What Does Freedom Mean?
On Juneteenth and the Ongoing Struggle for Black Liberation and an End to US Imperialism
Earlier this week, US social movements recognized and paid homage to Juneteenth, a historical day in the ongoing struggle for Black liberation, dignity, and freedom.
On January 1, 1863, then US President Abraham Lincoln issued a proclamation that all enslaved people were “free.” However, it took two years before the news reached enslaved people in Texas — even though slave owners knew about the proclamation and never said anything about it. The day that enslaved people found out that they were “free,” June 19, 1865, is recognized as “Juneteenth.” It is now a federal holiday in the US, due in part to the Black Lives Matter movement in the aftermath of George Floyd.
Given these circumstances and the fact that Black people in the US are still denied freedom through slavery’s enduring global legacy — systemic racism, capitalism, and white supremacy — Juneteenth is both about celebrating Black freedom that has come from abolitionist and slave rebellions, and continuing to question what freedom means.

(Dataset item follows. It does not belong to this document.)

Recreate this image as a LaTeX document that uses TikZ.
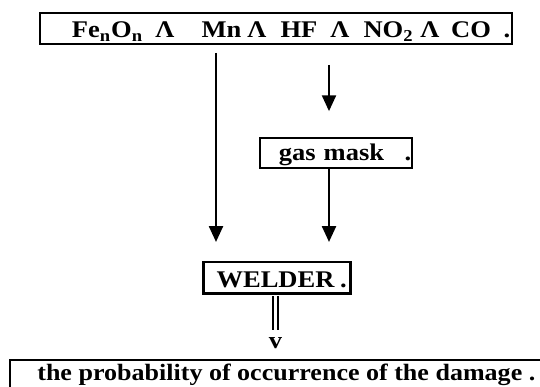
\documentclass[tikz,border=0pt]{standalone}
\usepackage{fontspec}
\setmainfont[FakeStretch=1.11]{Liberation Serif}
\usepackage{tikz}
\usetikzlibrary{arrows.meta, positioning}

\newlength\px
\setlength\px{0.02cm}
% one piece of text, centred dx pixels to the right of the previous one
\newcommand\piece[2]{\hspace*{#1\px}\makebox[0pt]{#2}}

\begin{document}
\begin{tikzpicture}[x=0.02cm, y=-0.02cm, font=\bfseries\fontsize{13.6}{15}\selectfont,
            box/.style={draw, rectangle, line width=1.2pt, inner sep=0pt, align=left, text depth=0pt},
            arr/.style={-{Triangle[width=8pt, length=9pt]}, line width=1.1pt}]
            \useasboundingbox (0,0) rectangle (540,386);
            \clip (0,0) rectangle (540,386);

            \node[box, text width=472\px, minimum height=31\px, text height=10.2pt] (fumes) at (276,28.5)
                {\piece{67.5}{Fe\textsubscript{n}O\textsubscript{n}}\piece{57.5}{Λ}\piece{56.5}{Mn}\piece{35.5}{Λ}\piece{42}{HF}%
                 \piece{41}{Λ}\piece{48.5}{NO\textsubscript{2}}\piece{41.5}{Λ}\piece{41}{CO}\piece{36}{.}};
            \node[box, text width=152\px, minimum height=30\px, text height=9pt] (mask) at (336,153)
                {\piece{71.5}{gas mask}\piece{76.5}{.}};
            \node[box, text width=147\px, minimum height=31.5\px, text height=10.9pt] (welder) at (277,277.7)
                {\piece{72}{WELDER}\piece{68}{.}};
            \node[inner sep=0pt, anchor=base] (v) at (275.5,348) {v};
            \node[box, minimum width=560\px, minimum height=50\px, anchor=north west] (damage) at (9,359) {};
            \node[inner sep=0pt, anchor=base west, font=\bfseries\fontsize{13.35}{15}\selectfont] (damagetext) at (37,380)
                {the probability of occurrence of the damage .};

            \coordinate (leftline) at (216,0);
            \coordinate (rightline) at (329,0);

            \draw[arr, shorten <=4.5pt, shorten >=10.8pt] (fumes.south -| leftline) -- (welder.north -| leftline);
            \draw[arr, shorten <=11.3pt, shorten >=14.7pt] (fumes.south -| rightline) -- (mask.north -| rightline);
            \draw[arr, shorten >=10.8pt] (mask.south -| rightline) -- (welder.north -| rightline);
            \draw[double, double distance=1.5pt, line width=1.1pt, shorten <=1pt, shorten >=4pt] (welder.south -| v) -- (v.north);
\end{tikzpicture}
\end{document}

Freedom is still being fought through environmental justice and climate justice movements, and through movements to end the criminalization of Black bodies through police brutality and over-incarceration.
Juneteenth did not mean the end of slavery — for that system continues, not just here in the US, but internationally — and we have an opportunity to reclaim Juneteenth as an ongoing global struggle for African liberation, and an end to US imperialism.